Your instructions:
Return, without pictures, the lines from the start of the data through the one that contains "plt.rcParams['font.family'] = ['Liberation".

Exercise materials:
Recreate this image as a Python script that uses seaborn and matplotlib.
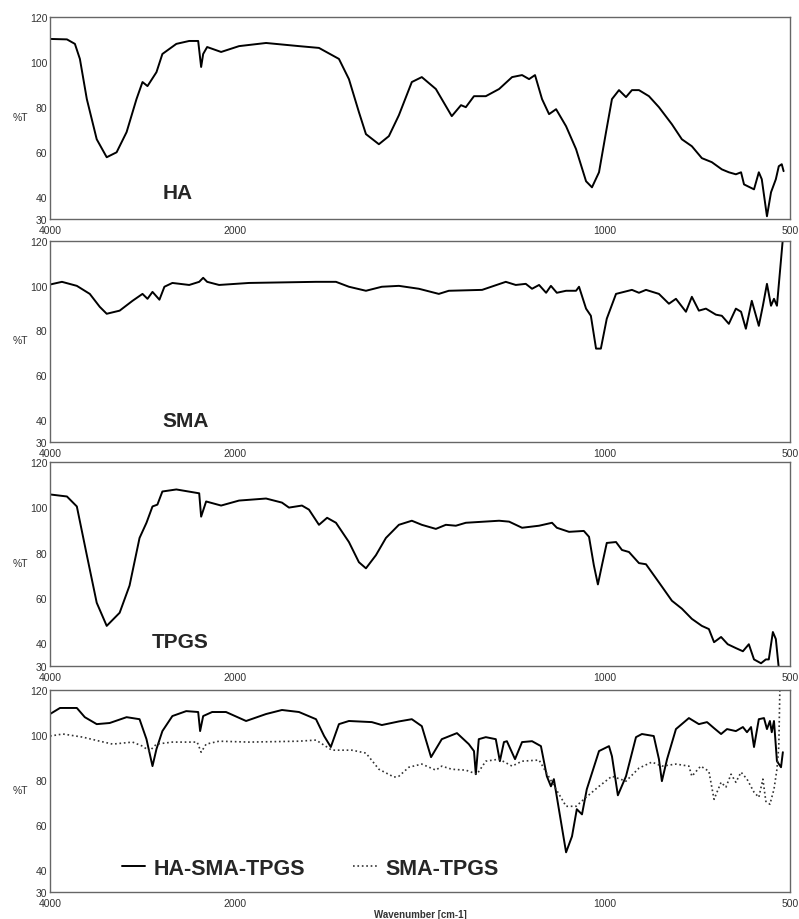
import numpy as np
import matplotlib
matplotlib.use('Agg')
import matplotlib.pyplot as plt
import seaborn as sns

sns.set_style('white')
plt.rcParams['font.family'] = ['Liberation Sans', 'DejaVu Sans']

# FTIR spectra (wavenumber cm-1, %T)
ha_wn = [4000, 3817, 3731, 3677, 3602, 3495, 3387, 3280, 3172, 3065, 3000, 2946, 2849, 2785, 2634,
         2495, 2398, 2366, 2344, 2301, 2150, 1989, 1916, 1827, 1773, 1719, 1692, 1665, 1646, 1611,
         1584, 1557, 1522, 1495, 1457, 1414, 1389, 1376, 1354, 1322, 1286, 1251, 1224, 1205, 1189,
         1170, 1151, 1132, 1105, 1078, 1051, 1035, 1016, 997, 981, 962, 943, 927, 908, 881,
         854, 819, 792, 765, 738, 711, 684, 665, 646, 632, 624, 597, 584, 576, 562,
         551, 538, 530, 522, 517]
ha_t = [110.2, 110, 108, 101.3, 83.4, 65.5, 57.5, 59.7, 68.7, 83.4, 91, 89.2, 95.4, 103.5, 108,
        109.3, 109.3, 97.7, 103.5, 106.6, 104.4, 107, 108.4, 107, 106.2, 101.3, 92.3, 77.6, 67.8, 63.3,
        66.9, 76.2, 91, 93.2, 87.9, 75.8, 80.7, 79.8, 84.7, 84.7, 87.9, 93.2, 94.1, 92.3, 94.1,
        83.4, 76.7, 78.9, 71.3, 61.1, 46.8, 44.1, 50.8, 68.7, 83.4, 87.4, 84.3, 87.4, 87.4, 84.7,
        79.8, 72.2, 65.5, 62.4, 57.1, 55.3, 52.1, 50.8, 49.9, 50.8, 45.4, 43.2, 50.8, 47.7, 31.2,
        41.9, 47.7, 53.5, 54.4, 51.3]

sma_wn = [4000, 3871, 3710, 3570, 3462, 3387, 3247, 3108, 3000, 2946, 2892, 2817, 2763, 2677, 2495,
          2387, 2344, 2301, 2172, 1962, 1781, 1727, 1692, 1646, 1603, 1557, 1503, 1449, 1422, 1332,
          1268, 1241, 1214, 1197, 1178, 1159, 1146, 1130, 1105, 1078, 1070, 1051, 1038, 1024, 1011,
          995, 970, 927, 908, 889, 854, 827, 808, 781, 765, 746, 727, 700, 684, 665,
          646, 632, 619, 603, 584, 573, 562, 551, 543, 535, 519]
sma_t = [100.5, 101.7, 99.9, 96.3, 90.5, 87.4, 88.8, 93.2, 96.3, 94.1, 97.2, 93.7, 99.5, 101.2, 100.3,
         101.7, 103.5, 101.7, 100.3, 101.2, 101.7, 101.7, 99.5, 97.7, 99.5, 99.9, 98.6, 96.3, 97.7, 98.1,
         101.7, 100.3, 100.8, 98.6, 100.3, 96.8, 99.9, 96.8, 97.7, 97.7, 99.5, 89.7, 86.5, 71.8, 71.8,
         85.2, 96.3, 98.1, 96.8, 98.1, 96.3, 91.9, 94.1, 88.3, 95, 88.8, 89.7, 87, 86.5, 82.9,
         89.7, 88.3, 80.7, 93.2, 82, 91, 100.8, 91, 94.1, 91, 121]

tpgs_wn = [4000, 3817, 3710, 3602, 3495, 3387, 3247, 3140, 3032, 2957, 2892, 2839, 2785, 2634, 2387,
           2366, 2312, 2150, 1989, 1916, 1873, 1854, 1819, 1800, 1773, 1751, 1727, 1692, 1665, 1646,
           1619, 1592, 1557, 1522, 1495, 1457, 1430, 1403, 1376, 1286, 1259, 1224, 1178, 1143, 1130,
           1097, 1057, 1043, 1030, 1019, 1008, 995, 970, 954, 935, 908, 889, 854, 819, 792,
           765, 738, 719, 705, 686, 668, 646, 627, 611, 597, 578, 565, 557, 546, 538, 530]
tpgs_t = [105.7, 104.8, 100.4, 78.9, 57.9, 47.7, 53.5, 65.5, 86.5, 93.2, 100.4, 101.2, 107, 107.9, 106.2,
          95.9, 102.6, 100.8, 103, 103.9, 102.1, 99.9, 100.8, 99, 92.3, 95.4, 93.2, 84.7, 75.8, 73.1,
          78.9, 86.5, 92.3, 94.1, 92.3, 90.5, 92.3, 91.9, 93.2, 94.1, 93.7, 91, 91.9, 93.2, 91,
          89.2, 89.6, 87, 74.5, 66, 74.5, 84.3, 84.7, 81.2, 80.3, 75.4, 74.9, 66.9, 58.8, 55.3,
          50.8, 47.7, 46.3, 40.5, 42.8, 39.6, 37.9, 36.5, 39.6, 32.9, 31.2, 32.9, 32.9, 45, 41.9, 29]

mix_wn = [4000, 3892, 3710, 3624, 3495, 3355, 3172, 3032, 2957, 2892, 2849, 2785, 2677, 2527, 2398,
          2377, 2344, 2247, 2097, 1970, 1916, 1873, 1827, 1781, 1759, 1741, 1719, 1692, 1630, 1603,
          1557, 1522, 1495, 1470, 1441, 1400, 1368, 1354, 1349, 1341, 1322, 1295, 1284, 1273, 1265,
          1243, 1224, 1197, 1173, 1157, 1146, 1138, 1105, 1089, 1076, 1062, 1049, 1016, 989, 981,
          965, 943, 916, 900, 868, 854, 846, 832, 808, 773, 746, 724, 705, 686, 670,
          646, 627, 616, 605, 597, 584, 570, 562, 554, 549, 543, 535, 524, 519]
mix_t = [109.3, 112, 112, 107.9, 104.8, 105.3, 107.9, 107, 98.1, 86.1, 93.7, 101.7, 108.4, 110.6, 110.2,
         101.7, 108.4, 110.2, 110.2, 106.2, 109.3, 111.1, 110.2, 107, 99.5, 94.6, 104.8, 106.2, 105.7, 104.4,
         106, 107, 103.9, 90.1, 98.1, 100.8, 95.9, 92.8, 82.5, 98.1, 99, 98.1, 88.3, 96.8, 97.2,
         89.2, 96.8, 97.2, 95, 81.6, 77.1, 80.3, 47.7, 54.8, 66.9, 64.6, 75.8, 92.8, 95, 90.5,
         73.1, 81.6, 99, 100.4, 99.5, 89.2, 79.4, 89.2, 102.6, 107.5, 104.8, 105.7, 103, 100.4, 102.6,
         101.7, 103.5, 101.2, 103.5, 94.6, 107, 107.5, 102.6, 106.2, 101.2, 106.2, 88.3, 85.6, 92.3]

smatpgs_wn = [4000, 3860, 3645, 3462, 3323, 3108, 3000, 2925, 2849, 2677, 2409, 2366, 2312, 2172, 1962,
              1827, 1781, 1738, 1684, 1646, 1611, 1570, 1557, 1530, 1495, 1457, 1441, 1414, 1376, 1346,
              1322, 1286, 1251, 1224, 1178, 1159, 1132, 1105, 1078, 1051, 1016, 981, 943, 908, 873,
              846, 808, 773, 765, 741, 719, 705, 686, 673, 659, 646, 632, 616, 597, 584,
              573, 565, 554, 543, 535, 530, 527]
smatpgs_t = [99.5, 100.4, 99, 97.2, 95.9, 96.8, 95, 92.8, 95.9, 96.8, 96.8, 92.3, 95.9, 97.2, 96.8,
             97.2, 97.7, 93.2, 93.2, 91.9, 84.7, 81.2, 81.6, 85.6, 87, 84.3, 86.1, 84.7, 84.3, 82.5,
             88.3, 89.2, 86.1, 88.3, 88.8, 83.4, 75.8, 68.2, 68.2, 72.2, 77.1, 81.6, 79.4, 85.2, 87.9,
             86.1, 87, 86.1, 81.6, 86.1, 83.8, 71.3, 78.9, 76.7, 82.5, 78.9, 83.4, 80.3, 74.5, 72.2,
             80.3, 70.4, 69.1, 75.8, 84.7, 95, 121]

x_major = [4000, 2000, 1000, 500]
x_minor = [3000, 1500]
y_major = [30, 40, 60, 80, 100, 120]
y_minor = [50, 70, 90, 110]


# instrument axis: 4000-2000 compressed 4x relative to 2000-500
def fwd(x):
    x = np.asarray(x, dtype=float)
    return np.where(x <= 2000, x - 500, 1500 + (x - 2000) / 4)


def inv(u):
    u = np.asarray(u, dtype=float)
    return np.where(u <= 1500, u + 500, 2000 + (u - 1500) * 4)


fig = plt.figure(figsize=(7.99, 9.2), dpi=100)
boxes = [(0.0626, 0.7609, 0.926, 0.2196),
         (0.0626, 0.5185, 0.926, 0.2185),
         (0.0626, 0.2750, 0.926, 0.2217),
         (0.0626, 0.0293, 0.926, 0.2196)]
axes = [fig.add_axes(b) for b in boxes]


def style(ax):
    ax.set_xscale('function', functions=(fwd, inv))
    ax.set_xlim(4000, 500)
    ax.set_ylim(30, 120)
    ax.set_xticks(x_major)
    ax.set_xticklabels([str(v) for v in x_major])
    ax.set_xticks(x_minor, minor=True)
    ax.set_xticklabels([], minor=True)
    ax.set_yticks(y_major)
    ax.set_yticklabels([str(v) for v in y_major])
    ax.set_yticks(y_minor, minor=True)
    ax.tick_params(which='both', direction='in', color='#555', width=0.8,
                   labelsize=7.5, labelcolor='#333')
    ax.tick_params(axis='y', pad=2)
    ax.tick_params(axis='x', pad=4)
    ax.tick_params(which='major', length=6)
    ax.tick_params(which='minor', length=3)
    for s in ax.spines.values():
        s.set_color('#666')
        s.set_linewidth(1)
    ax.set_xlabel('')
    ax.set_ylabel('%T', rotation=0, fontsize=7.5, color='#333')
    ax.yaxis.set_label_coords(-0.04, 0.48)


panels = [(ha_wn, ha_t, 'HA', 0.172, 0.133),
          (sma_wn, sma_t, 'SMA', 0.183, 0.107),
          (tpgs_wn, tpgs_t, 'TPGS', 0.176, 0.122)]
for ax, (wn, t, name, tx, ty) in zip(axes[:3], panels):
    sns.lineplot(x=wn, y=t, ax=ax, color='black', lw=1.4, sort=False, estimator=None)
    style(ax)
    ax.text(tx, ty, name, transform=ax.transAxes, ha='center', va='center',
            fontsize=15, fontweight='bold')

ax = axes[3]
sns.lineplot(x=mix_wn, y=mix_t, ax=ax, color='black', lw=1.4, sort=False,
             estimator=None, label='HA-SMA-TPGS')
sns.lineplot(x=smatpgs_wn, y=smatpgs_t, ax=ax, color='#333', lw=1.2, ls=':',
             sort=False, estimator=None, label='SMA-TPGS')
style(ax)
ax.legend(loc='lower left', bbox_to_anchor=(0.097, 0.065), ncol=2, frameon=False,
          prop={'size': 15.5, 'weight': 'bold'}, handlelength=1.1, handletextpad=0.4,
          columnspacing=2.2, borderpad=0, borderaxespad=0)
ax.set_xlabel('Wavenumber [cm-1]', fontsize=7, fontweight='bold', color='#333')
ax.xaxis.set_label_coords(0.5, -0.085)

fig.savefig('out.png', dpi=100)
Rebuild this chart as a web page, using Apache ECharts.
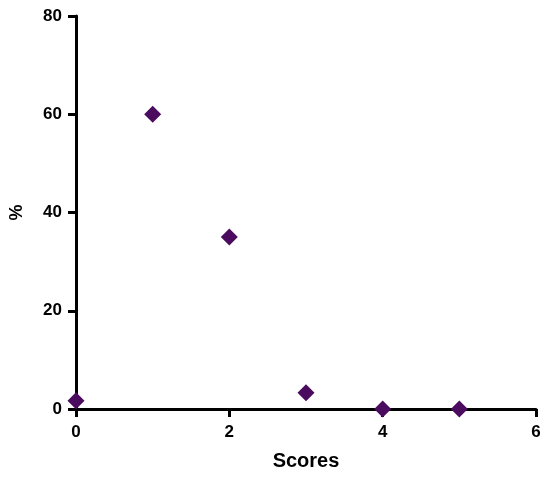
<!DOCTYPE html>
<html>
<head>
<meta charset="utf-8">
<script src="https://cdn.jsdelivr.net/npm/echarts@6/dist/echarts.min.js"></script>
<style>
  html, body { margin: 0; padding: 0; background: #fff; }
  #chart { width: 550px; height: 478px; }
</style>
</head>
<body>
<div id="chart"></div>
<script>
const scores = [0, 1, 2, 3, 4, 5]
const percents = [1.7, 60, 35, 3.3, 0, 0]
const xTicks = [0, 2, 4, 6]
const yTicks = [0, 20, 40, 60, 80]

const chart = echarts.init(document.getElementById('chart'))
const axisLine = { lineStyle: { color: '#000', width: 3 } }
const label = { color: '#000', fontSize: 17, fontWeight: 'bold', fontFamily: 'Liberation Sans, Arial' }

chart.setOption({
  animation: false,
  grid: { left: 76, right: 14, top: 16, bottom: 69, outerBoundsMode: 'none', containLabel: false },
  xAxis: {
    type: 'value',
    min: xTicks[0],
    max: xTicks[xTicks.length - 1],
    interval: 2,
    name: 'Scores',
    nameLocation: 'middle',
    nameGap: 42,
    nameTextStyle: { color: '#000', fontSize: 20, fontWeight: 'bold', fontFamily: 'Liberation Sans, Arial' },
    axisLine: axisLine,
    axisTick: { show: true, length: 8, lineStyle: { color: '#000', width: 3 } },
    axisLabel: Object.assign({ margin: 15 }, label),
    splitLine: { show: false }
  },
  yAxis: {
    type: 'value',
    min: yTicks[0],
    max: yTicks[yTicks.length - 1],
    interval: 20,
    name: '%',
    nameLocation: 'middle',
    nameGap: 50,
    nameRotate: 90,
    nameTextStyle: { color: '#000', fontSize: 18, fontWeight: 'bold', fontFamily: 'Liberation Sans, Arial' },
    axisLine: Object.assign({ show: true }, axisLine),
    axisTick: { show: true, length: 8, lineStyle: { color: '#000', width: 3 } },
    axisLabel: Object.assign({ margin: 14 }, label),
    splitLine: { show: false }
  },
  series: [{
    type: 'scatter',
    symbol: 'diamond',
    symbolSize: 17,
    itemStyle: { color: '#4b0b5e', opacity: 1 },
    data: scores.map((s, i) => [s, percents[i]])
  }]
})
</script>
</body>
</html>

Answer in full:
Recreate this image as a Python script that uses seaborn and matplotlib.
import numpy as np
import matplotlib
matplotlib.use('Agg')
import matplotlib.pyplot as plt
import seaborn as sns

sns.set_style('white')
plt.rcParams['font.family'] = ['Liberation Sans', 'DejaVu Sans']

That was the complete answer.